• areyouevenreal@lemm.ee
    link
    fedilink
    English
    arrow-up
    2
    ·
    4 months ago

    It’s a bit more complicated than that.

    New models are sometimes targeting architecture improvements instead of pure size increases. Any truly new model still needs training time, it’s just that the training time isn’t going up as much as it used to. This means that open weights and open source models can start to catch up to large proprietary models like ChatGPT.

    From my understanding GPT 4 is still a huge model and the best performing. The other models are starting to get close though, and can already exceed GPT 3.5 Turbo which was the previous standard to beat and is still what a lot of free chatbots are using. Some of these models are still absolutely huge though, even if not quite as big as GPT 4. For example Goliath is 120 billion parameters. Still pretty chonky and intensive to run even if it’s not quite GPT 4 sized. Not that anyone actually knows how big GPT 4 is. Word on the street is it’s a MoE model like Mixtral which run faster than a normal model for their size, but again no one outside Open AI actually can say with certainty.

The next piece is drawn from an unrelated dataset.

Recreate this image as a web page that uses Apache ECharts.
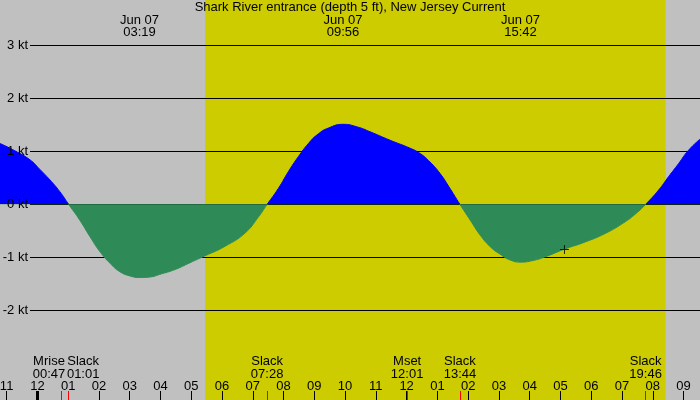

    You generally find that Open AI models are larger and slower. Wheras the other models focus more on giving the best performance at a given size as training and using huge models is much more demanding. So far the larger Open AI models have done better, but this could change as open source models see a faster improvement in the techniques they use. You could say open weights models rely on cunning architectures and fine tuning versus Open AI uses brute strength.